COLLECTED DATA:
-*-*-

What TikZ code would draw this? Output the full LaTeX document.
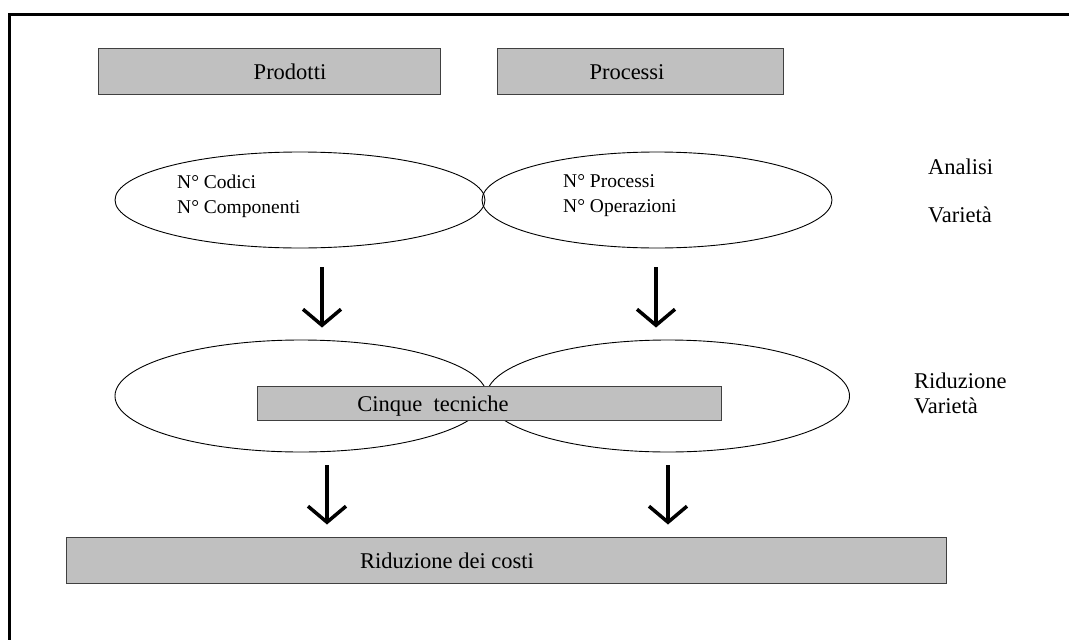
\documentclass[tikz,border=0pt]{standalone}
\usepackage{fontspec}
\setmainfont{Liberation Serif}
\usepackage{tikz}
\usetikzlibrary{shapes.geometric, arrows.meta, positioning, calc}
\definecolor{boxgray}{HTML}{C0C0C0}
\definecolor{boxedge}{HTML}{404040}

\begin{document}
\begin{tikzpicture}[
    x=1pt, y=-1pt,
    graybox/.style={draw=boxedge, fill=boxgray, line width=1pt, inner sep=0pt,
                    minimum height=#1, text height=19pt, text depth=3pt,
                    font=\fontsize{22.5}{26}\selectfont},
    graybox/.default=46pt,
    oval/.style={draw, ellipse, line width=0.9pt, inner sep=0pt},
    itemtext/.style={align=left, anchor=west, inner sep=0pt,
                     font=\fontsize{19.5}{25}\selectfont},
    sidetext/.style={align=left, anchor=west, inner sep=0pt,
                     font=\fontsize{22.5}{25}\selectfont},
    down/.style={-{Straight Barb[length=16pt, width=38pt]}, line width=3.5pt},
]
    \useasboundingbox (0,0) rectangle (1069,640);

    % Frame
    \draw[line width=3pt] (9.5,640) -- (9.5,14.5) -- (1069,14.5);

    % Row 1: Prodotti + Processi
    \node[graybox, minimum width=342pt] (prodotti) at (269,71)
        {\hspace*{42pt}Prodotti};
    \node[graybox, minimum width=286pt] (processi) at (640,71)
        {Processi\hspace*{26pt}};

    % Row 2: Analisi
    \node[oval, minimum width=370pt, minimum height=96pt] (codici) at (300,200) {};
    \node[oval, minimum width=350pt, minimum height=96pt] (processiN) at (657,200) {};
    \node[itemtext] (codicitxt) at (177,196) {N° Codici\\N° Componenti};
    \node[itemtext] (processitxt) at (563,196) {N° Processi\\N° Operazioni};
    \node[sidetext] (analisi) at (928,167) {Analisi};
    \node[sidetext] (varieta) at (928,215) {Varietà};

    % Row 3: Riduzione
    \node[oval, minimum width=372pt, minimum height=112pt] (ridL) at (301,396) {};
    \node[oval, minimum width=363pt, minimum height=112pt] (ridR) at (668,396) {};
    \node[graybox=34pt, minimum width=464pt] (tecniche) at (489,403)
        {Cinque~~tecniche\hspace*{112pt}};
    \node[sidetext] (riduzione) at (914,393) {Riduzione\\Varietà};

    % Row 4: Costi
    \node[graybox, minimum width=880pt] (costi) at (506,560)
        {Riduzione dei costi\hspace*{118pt}};

    % Connections
    \draw[down] ([xshift=22pt, yshift=-19pt]codici.south)
        -- ([xshift=21pt, yshift=12pt]ridL.north);
    \draw[down] ([xshift=-1pt, yshift=-19pt]processiN.south)
        -- ([xshift=-12pt, yshift=12pt]ridR.north);
    \draw[down] ([xshift=26pt, yshift=-13pt]ridL.south)
        -- ([xshift=-179pt, yshift=12pt]costi.north);
    \draw[down] ([xshift=0pt, yshift=-13pt]ridR.south)
        -- ([xshift=162pt, yshift=12pt]costi.north);
\end{tikzpicture}
\end{document}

-*-*-

EXERCISE DETAILS: Write the listing out a second time exactly, dropping all images.

SOLUTION FOR THIS PROBLEM:
What TikZ code would draw this? Output the full LaTeX document.
\documentclass[tikz,border=0pt]{standalone}
\usepackage{fontspec}
\setmainfont{Liberation Serif}
\usepackage{tikz}
\usetikzlibrary{shapes.geometric, arrows.meta, positioning, calc}
\definecolor{boxgray}{HTML}{C0C0C0}
\definecolor{boxedge}{HTML}{404040}

\begin{document}
\begin{tikzpicture}[
    x=1pt, y=-1pt,
    graybox/.style={draw=boxedge, fill=boxgray, line width=1pt, inner sep=0pt,
                    minimum height=#1, text height=19pt, text depth=3pt,
                    font=\fontsize{22.5}{26}\selectfont},
    graybox/.default=46pt,
    oval/.style={draw, ellipse, line width=0.9pt, inner sep=0pt},
    itemtext/.style={align=left, anchor=west, inner sep=0pt,
                     font=\fontsize{19.5}{25}\selectfont},
    sidetext/.style={align=left, anchor=west, inner sep=0pt,
                     font=\fontsize{22.5}{25}\selectfont},
    down/.style={-{Straight Barb[length=16pt, width=38pt]}, line width=3.5pt},
]
    \useasboundingbox (0,0) rectangle (1069,640);

    % Frame
    \draw[line width=3pt] (9.5,640) -- (9.5,14.5) -- (1069,14.5);

    % Row 1: Prodotti + Processi
    \node[graybox, minimum width=342pt] (prodotti) at (269,71)
        {\hspace*{42pt}Prodotti};
    \node[graybox, minimum width=286pt] (processi) at (640,71)
        {Processi\hspace*{26pt}};

    % Row 2: Analisi
    \node[oval, minimum width=370pt, minimum height=96pt] (codici) at (300,200) {};
    \node[oval, minimum width=350pt, minimum height=96pt] (processiN) at (657,200) {};
    \node[itemtext] (codicitxt) at (177,196) {N° Codici\\N° Componenti};
    \node[itemtext] (processitxt) at (563,196) {N° Processi\\N° Operazioni};
    \node[sidetext] (analisi) at (928,167) {Analisi};
    \node[sidetext] (varieta) at (928,215) {Varietà};

    % Row 3: Riduzione
    \node[oval, minimum width=372pt, minimum height=112pt] (ridL) at (301,396) {};
    \node[oval, minimum width=363pt, minimum height=112pt] (ridR) at (668,396) {};
    \node[graybox=34pt, minimum width=464pt] (tecniche) at (489,403)
        {Cinque~~tecniche\hspace*{112pt}};
    \node[sidetext] (riduzione) at (914,393) {Riduzione\\Varietà};

    % Row 4: Costi
    \node[graybox, minimum width=880pt] (costi) at (506,560)
        {Riduzione dei costi\hspace*{118pt}};

    % Connections
    \draw[down] ([xshift=22pt, yshift=-19pt]codici.south)
        -- ([xshift=21pt, yshift=12pt]ridL.north);
    \draw[down] ([xshift=-1pt, yshift=-19pt]processiN.south)
        -- ([xshift=-12pt, yshift=12pt]ridR.north);
    \draw[down] ([xshift=26pt, yshift=-13pt]ridL.south)
        -- ([xshift=-179pt, yshift=12pt]costi.north);
    \draw[down] ([xshift=0pt, yshift=-13pt]ridR.south)
        -- ([xshift=162pt, yshift=12pt]costi.north);
\end{tikzpicture}
\end{document}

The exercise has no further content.